**STATED EXERCISE**
Quote each line of the material verbatim, without the pictures.

**COLLECTED DATA**

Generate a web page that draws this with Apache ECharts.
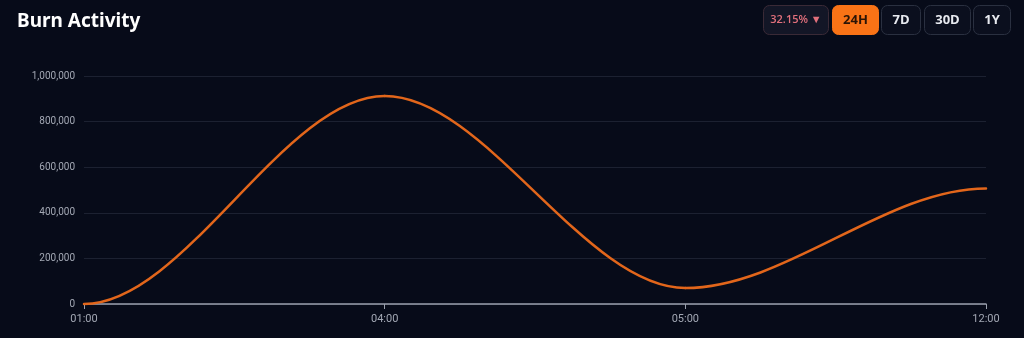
<!DOCTYPE html>
<html><head><meta charset="utf-8">
<script src="https://cdn.jsdelivr.net/npm/echarts@6/dist/echarts.min.js"></script>
<style>html,body{margin:0;padding:0;background:#070b19;}#c{width:1024px;height:338px;}</style>
</head><body><div id="c"></div>
<script>
const categories = ['01:00', '04:00', '05:00', '12:00'];
const burnValues = [0, 912000, 70000, 507000];
const yTicks = [0, 200000, 400000, 600000, 800000, 1000000];
const buttons = [
  { label: '32.15% ▼', x: 763, w: 65, active: false, color: '#e2707c' },
  { label: '24H', x: 832, w: 46, active: true, color: '#2a1406' },
  { label: '7D', x: 881, w: 39, active: false, color: '#e8eaf0' },
  { label: '30D', x: 924, w: 46, active: false, color: '#e8eaf0' },
  { label: '1Y', x: 973, w: 37, active: false, color: '#e8eaf0' }
];

const chart = echarts.init(document.getElementById('c'), null, { renderer: 'canvas' });
const graphics = buttons.map(b => {
  const pct = b.label.indexOf('%') >= 0;
  return {
    type: 'rect', left: b.x, top: 5,
    shape: { width: b.w, height: 29, r: 6 },
    style: {
      fill: b.active ? '#f97316' : (pct ? '#131626' : '#0b0f1e'),
      stroke: b.active ? '#f97316' : (pct ? '#3a2a36' : '#2a3040'),
      lineWidth: 1
    },
    textContent: {
      style: {
        text: b.label, fill: b.color,
        font: (pct ? '600 11px' : 'bold 13px') + ' "Open Sans", sans-serif'
      }
    },
    textConfig: { position: 'inside', insideFill: b.color, insideStroke: 'transparent' }
  };
});

const lineData = categories.map((c, i) => [i, burnValues[i]]);

chart.setOption({
  backgroundColor: '#070b19',
  animation: false,
  title: {
    text: 'Burn Activity', left: 12, top: 7,
    textStyle: { color: '#ffffff', fontSize: 19, fontWeight: 'bold', fontFamily: '"Noto Sans", sans-serif' }
  },
  graphic: graphics,
  grid: { left: 84, right: 38, top: 76, bottom: 34 },
  xAxis: {
    type: 'category', data: categories, boundaryGap: false,
    axisLine: { lineStyle: { color: '#9aa0ad', width: 1.5 } },
    axisTick: { show: true, alignWithLabel: true, length: 5, lineStyle: { color: '#9aa0ad' } },
    axisLabel: { color: '#a3a8b4', fontSize: 11, margin: 10, fontFamily: 'Roboto, sans-serif' },
    splitLine: { show: false }
  },
  yAxis: {
    type: 'value', min: 0, max: 1000000, interval: 200000,
    axisLine: { show: false }, axisTick: { show: false },
    axisLabel: {
      color: '#a3a8b4', fontSize: 10, margin: 9, fontFamily: 'Roboto, sans-serif',
      formatter: v => yTicks.indexOf(v) >= 0 ? v.toLocaleString('en-US') : ''
    },
    splitLine: { lineStyle: { color: '#1c2131', width: 1 } }
  },
  series: [{
    type: 'custom',
    data: lineData,
    clip: false,
    renderItem: function (params, api) {
      const i = params.dataIndex;
      if (i === 0) return null;
      const p0 = api.coord([i - 1, burnValues[i - 1]]);
      const p1 = api.coord([api.value(0), api.value(1)]);
      const mx = (p1[0] - p0[0]) / 3;
      return {
        type: 'bezierCurve',
        shape: {
          x1: p0[0], y1: p0[1],
          cpx1: p0[0] + mx, cpy1: p0[1],
          cpx2: p1[0] - mx, cpy2: p1[1],
          x2: p1[0], y2: p1[1]
        },
        style: { stroke: '#e2661b', lineWidth: 2.5, fill: null, lineCap: 'round' }
      };
    }
  }]
});
</script></body></html>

**WRITTEN ANSWER**
Generate a web page that draws this with Apache ECharts.
<!DOCTYPE html>
<html><head><meta charset="utf-8">
<script src="https://cdn.jsdelivr.net/npm/echarts@6/dist/echarts.min.js"></script>
<style>html,body{margin:0;padding:0;background:#070b19;}#c{width:1024px;height:338px;}</style>
</head><body><div id="c"></div>
<script>
const categories = ['01:00', '04:00', '05:00', '12:00'];
const burnValues = [0, 912000, 70000, 507000];
const yTicks = [0, 200000, 400000, 600000, 800000, 1000000];
const buttons = [
  { label: '32.15% ▼', x: 763, w: 65, active: false, color: '#e2707c' },
  { label: '24H', x: 832, w: 46, active: true, color: '#2a1406' },
  { label: '7D', x: 881, w: 39, active: false, color: '#e8eaf0' },
  { label: '30D', x: 924, w: 46, active: false, color: '#e8eaf0' },
  { label: '1Y', x: 973, w: 37, active: false, color: '#e8eaf0' }
];

const chart = echarts.init(document.getElementById('c'), null, { renderer: 'canvas' });
const graphics = buttons.map(b => {
  const pct = b.label.indexOf('%') >= 0;
  return {
    type: 'rect', left: b.x, top: 5,
    shape: { width: b.w, height: 29, r: 6 },
    style: {
      fill: b.active ? '#f97316' : (pct ? '#131626' : '#0b0f1e'),
      stroke: b.active ? '#f97316' : (pct ? '#3a2a36' : '#2a3040'),
      lineWidth: 1
    },
    textContent: {
      style: {
        text: b.label, fill: b.color,
        font: (pct ? '600 11px' : 'bold 13px') + ' "Open Sans", sans-serif'
      }
    },
    textConfig: { position: 'inside', insideFill: b.color, insideStroke: 'transparent' }
  };
});

const lineData = categories.map((c, i) => [i, burnValues[i]]);

chart.setOption({
  backgroundColor: '#070b19',
  animation: false,
  title: {
    text: 'Burn Activity', left: 12, top: 7,
    textStyle: { color: '#ffffff', fontSize: 19, fontWeight: 'bold', fontFamily: '"Noto Sans", sans-serif' }
  },
  graphic: graphics,
  grid: { left: 84, right: 38, top: 76, bottom: 34 },
  xAxis: {
    type: 'category', data: categories, boundaryGap: false,
    axisLine: { lineStyle: { color: '#9aa0ad', width: 1.5 } },
    axisTick: { show: true, alignWithLabel: true, length: 5, lineStyle: { color: '#9aa0ad' } },
    axisLabel: { color: '#a3a8b4', fontSize: 11, margin: 10, fontFamily: 'Roboto, sans-serif' },
    splitLine: { show: false }
  },
  yAxis: {
    type: 'value', min: 0, max: 1000000, interval: 200000,
    axisLine: { show: false }, axisTick: { show: false },
    axisLabel: {
      color: '#a3a8b4', fontSize: 10, margin: 9, fontFamily: 'Roboto, sans-serif',
      formatter: v => yTicks.indexOf(v) >= 0 ? v.toLocaleString('en-US') : ''
    },
    splitLine: { lineStyle: { color: '#1c2131', width: 1 } }
  },
  series: [{
    type: 'custom',
    data: lineData,
    clip: false,
    renderItem: function (params, api) {
      const i = params.dataIndex;
      if (i === 0) return null;
      const p0 = api.coord([i - 1, burnValues[i - 1]]);
      const p1 = api.coord([api.value(0), api.value(1)]);
      const mx = (p1[0] - p0[0]) / 3;
      return {
        type: 'bezierCurve',
        shape: {
          x1: p0[0], y1: p0[1],
          cpx1: p0[0] + mx, cpy1: p0[1],
          cpx2: p1[0] - mx, cpy2: p1[1],
          x2: p1[0], y2: p1[1]
        },
        style: { stroke: '#e2661b', lineWidth: 2.5, fill: null, lineCap: 'round' }
      };
    }
  }]
});
</script></body></html>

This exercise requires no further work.